St. Patty's Spanish Style: Las Ramblas Tapas Bar
So in the year 2007, I decided it was time to go out and have fun on St. Patty's Day, even if my Irish ancestors were Protestants. England shipped my Scottish ancestors to the Americas as slaves, and I still rooted for them during the world Cup, so I'm over things, even if others are still fighting over Cromwell.
But somehow, I ended up celebrating the first half of St. Patty's sitting in tapas bar Las Ramblas. Nothing says Ireland quite like tapas and white berry pomegranate sangria.
But what could I do? About a week ago, I woke and realized that all I wanted to do for the foreseeable future was eat Spanish or American Southern food , and it seemed like a good time to start. I picked Las Ramblas at random out of the Time Out Dining Guide, rounded up a couple friends, and braved the ice-encased outside world to dig into some ham and cheese croquettes. Of course, the beauty of tapas is that when you are faced with one of those dining experiences where there are a multitude of things on the menu that look tempting, you don't have to chose.
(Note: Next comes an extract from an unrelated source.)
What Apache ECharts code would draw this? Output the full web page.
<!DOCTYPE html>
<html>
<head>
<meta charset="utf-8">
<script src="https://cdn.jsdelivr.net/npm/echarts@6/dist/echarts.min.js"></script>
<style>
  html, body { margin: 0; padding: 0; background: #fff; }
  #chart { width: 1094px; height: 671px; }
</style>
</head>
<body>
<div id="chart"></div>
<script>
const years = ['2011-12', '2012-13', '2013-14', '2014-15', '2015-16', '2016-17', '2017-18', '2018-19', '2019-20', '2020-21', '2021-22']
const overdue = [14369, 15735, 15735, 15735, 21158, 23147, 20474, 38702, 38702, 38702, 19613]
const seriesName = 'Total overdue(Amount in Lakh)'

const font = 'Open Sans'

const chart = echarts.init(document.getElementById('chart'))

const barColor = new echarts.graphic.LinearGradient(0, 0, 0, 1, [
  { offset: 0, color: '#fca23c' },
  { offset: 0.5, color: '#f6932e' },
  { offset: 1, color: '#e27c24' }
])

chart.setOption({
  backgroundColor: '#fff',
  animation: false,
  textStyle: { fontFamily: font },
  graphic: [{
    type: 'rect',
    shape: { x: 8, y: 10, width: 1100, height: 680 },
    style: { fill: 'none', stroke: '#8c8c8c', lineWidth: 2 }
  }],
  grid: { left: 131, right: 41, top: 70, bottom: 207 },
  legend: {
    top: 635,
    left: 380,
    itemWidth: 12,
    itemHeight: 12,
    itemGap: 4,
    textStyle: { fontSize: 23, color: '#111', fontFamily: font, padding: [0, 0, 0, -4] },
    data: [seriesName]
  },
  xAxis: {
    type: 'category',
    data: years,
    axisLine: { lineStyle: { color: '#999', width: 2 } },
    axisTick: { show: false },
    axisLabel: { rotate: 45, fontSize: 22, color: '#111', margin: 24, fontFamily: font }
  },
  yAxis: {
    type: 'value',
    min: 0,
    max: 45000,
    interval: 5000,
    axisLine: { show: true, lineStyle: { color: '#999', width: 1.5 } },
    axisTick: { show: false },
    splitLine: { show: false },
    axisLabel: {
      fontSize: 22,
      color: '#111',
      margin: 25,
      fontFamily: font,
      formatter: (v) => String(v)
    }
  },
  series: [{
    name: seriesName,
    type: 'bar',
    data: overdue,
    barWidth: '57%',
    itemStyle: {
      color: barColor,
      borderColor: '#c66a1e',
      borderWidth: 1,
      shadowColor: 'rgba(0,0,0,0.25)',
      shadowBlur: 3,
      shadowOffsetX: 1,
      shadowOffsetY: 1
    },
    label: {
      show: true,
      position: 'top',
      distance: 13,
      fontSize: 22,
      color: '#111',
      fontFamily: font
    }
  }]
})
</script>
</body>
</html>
You can just order them all. So our group ordered Gambas San Martin (shrimp in garlic, white wine, and lemon), Setas al Jerez con Almendras (sauteed mushrooms with almonds in sherry wine), Albondigas (roasted meatballs with garlic, manchego cheese, and oregano dressing), Bocadillos Crujientes (crispy little sandwiches with York ham, mahon cheese, and piquillo peppers), and of course, Croquetas de Jamon. Just in case that wasn't already too many plates to fit on our tiny tables, we threw in the Mejillones al Jerez (Prince Edward Mussels in tomato sherry wine sauce) and the Plato de Charcuteria, which consisted of 18-month "black label" Serrano, cantimpalo, grilled chorizo, chistorra, and morcilla sausages.
Needing something to wash all that down with, I ordered a glass of 2004 Senorio de Sarria No. 5 from Navarra, but quickly switched to the white berry pomegranate sangria. It's not that the wine was bad -- it's just that the sangria was that good.
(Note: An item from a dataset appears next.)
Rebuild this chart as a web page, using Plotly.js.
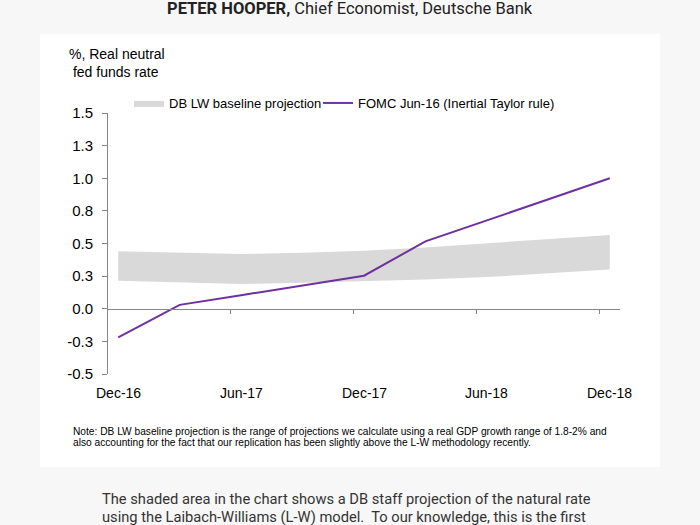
<!DOCTYPE html>
<html>
<head>
<meta charset="utf-8">
<script src="https://cdn.plot.ly/plotly-3.0.1.min.js"></script>
<style>
html,body{margin:0;padding:0;background:#f7f7f7;}
#wrap{position:relative;width:700px;height:525px;overflow:hidden;}
#card{position:absolute;left:40px;top:34px;width:620px;height:433px;background:#ffffff;}
#chart{position:absolute;left:0;top:0;width:700px;height:525px;}
</style>
</head>
<body>
<div id="wrap"><div id="card"></div><div id="chart"></div></div>
<script>
// months since Dec-16, quarterly
var months = [0, 3, 6, 9, 12, 15, 18, 21, 24];
var bandUpper = [0.44, 0.43, 0.42, 0.43, 0.445, 0.47, 0.50, 0.53, 0.565];
var bandLower = [0.215, 0.20, 0.19, 0.20, 0.21, 0.225, 0.243, 0.27, 0.30];
var fomcTaylor = [-0.22, 0.03, 0.104, 0.179, 0.253, 0.516, 0.677, 0.838, 1.0];

var xTickVals = [0, 6, 12, 18, 24];
var xTickText = ['Dec-16', 'Jun-17', 'Dec-17', 'Jun-18', 'Dec-18'];
var xMarkVals = [5.5, 11.5, 17.5, 23.5];
var yTickVals = [-0.5, -0.25, 0, 0.25, 0.5, 0.75, 1, 1.25, 1.5];
var yTickText = ['-0.5', '-0.3', '0.0', '0.3', '0.5', '0.8', '1.0', '1.3', '1.5'];

var seriesBand = 'DB LW baseline projection';
var seriesLine = 'FOMC Jun-16 (Inertial Taylor rule)';

// pixel geometry of plot area
var L = 108, R = 620, T = 113, B = 374;
function px(x) { return (x - L) / (R - L); }
function py(y) { return (B - y) / (B - T); }

var chartFont = 'Liberation Sans, Arial, Helvetica, sans-serif';
var axisGrey = '#868686';

var traces = [
  {x: months, y: bandLower, type: 'scatter', mode: 'lines', line: {width: 0, color: '#d9d9d9'},
   showlegend: false, hoverinfo: 'skip'},
  {x: months, y: bandUpper, type: 'scatter', mode: 'lines', fill: 'tonexty', fillcolor: '#d9d9d9',
   line: {width: 0, color: '#d9d9d9'}, name: seriesBand, legend: 'legend'},
  {x: months, y: fomcTaylor, type: 'scatter', mode: 'lines', line: {width: 2, color: '#7030a0'},
   name: seriesLine, legend: 'legend2'}
];

var annotations = [
  {xref: 'paper', yref: 'paper', x: px(350), y: py(9), xanchor: 'center', yanchor: 'middle',
   showarrow: false, text: '<b>PETER HOOPER,</b> Chief Economist, Deutsche Bank',
   font: {family: 'Roboto, sans-serif', size: 16.5, color: '#222'}},
  {xref: 'paper', yref: 'paper', x: px(67), y: py(44), xanchor: 'left', yanchor: 'top', align: 'left',
   showarrow: false, text: '%, Real neutral<br>&nbsp;fed funds rate',
   font: {family: chartFont, size: 14, color: '#000'}},
  {xref: 'paper', yref: 'paper', x: px(71), y: py(431), xanchor: 'left', yanchor: 'middle',
   showarrow: false,
   text: 'Note: DB LW baseline projection is the range of projections we calculate using a real GDP growth range of 1.8-2% and',
   font: {family: chartFont, size: 10.2, color: '#000'}},
  {xref: 'paper', yref: 'paper', x: px(71), y: py(442), xanchor: 'left', yanchor: 'middle',
   showarrow: false,
   text: 'also accounting for the fact that our replication has been slightly above the L-W methodology recently.',
   font: {family: chartFont, size: 10.2, color: '#000'}},
  {xref: 'paper', yref: 'paper', x: px(100), y: py(499), xanchor: 'left', yanchor: 'middle',
   showarrow: false,
   text: 'The shaded area in the chart shows a DB staff projection of the natural rate',
   font: {family: 'Roboto, sans-serif', size: 14.7, color: '#333'}},
  {xref: 'paper', yref: 'paper', x: px(100), y: py(517), xanchor: 'left', yanchor: 'middle',
   showarrow: false,
   text: 'using the Laibach-Williams (L-W) model.&nbsp; To our knowledge, this is the first',
   font: {family: 'Roboto, sans-serif', size: 14.7, color: '#333'}}
];
// category labels along the bottom, placed through the x scale
for (var i = 0; i < xTickVals.length; i++) {
  annotations.push({xref: 'x', yref: 'paper', x: xTickVals[i], y: py(393),
    xanchor: 'center', yanchor: 'middle', showarrow: false, text: xTickText[i],
    font: {family: chartFont, size: 14, color: '#000'}});
}

var layout = {
  width: 700, height: 525,
  margin: {l: L, r: 700 - R, t: T, b: 525 - B},
  paper_bgcolor: 'rgba(0,0,0,0)',
  plot_bgcolor: 'rgba(0,0,0,0)',
  font: {family: chartFont, color: '#000'},
  xaxis: {
    range: [-0.5, 24.5], anchor: 'free', position: 0.25,
    tickvals: xMarkVals, showticklabels: false,
    ticks: 'outside', ticklen: 4, tickcolor: axisGrey, tickwidth: 1,
    showline: true, linecolor: axisGrey, linewidth: 1,
    showgrid: false, zeroline: false
  },
  yaxis: {
    range: [-0.5, 1.5], tickvals: yTickVals, ticktext: yTickText,
    ticks: 'outside', ticklen: 5, tickcolor: axisGrey, tickwidth: 1,
    showline: true, linecolor: axisGrey, linewidth: 1,
    showgrid: false, zeroline: false, ticklabelstandoff: 6,
    tickfont: {size: 15, family: chartFont, color: '#000'}
  },
  legend: {
    x: px(129), y: py(103), xanchor: 'left', yanchor: 'middle',
    orientation: 'h', bgcolor: 'rgba(0,0,0,0)', itemwidth: 30,
    font: {size: 13, family: chartFont, color: '#000'}
  },
  legend2: {
    x: px(318), y: py(103), xanchor: 'left', yanchor: 'middle',
    orientation: 'h', bgcolor: 'rgba(0,0,0,0)', itemwidth: 30,
    font: {size: 13, family: chartFont, color: '#000'}
  },
  annotations: annotations
};

Plotly.newPlot('chart', traces, layout, {displayModeBar: false, staticPlot: true});
</script>
</body>
</html>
The food ranged, using my professional food critic's criteria and scale, from "this is pretty damn good" to "holy cow, this is good!" I have no taste for mussels, so I won't comment on them, but the rest of the food was fabulous, and tine, brick-walled Las Ramblas quickly became one of my favorite tapas bars in the whole of New York. I'm afraid my vocabulary for reviewing food does not contain anything in the way of sophistication, so all I can do is reiterate the most base and obvious reactions. The Gambas San Martin and Croquetas de Jamon came out first. I have no idea why I have such an obsession with ham and cheese croquettes, but I do, and I'm at peace with it. A simple, standard dish that always makes me happy. These were some of the best I've had since delighting myself at some Spanish restaurant we wandered into more or less at random in London, based primarily on the criteria that it had a big ol' pig leg sitting in the front window. The shrimp was tasty but not to-die-for. What was to die for, however, were the roasted meatballs. I rarely eat meatballs since, as much as I love the meat, that's just too much meat in ball form. For Las Ramblas' Albondigas, however, I was happy to make an exception. Multiple times. Mushrooms as a course are not something that delighted everyone with us, but I thought the Setas al Jerez con Almendras were exceptional. The Charcuteria platter was a delirious tour of cured and encased meats, and represents the first time I've braved anything described to me by a waiter as being "a blood sausage." It was...interesting. Not bad, but not something I'm going to be bragging to the telephone switchboard operator about. The rest of the selections were delectable, though.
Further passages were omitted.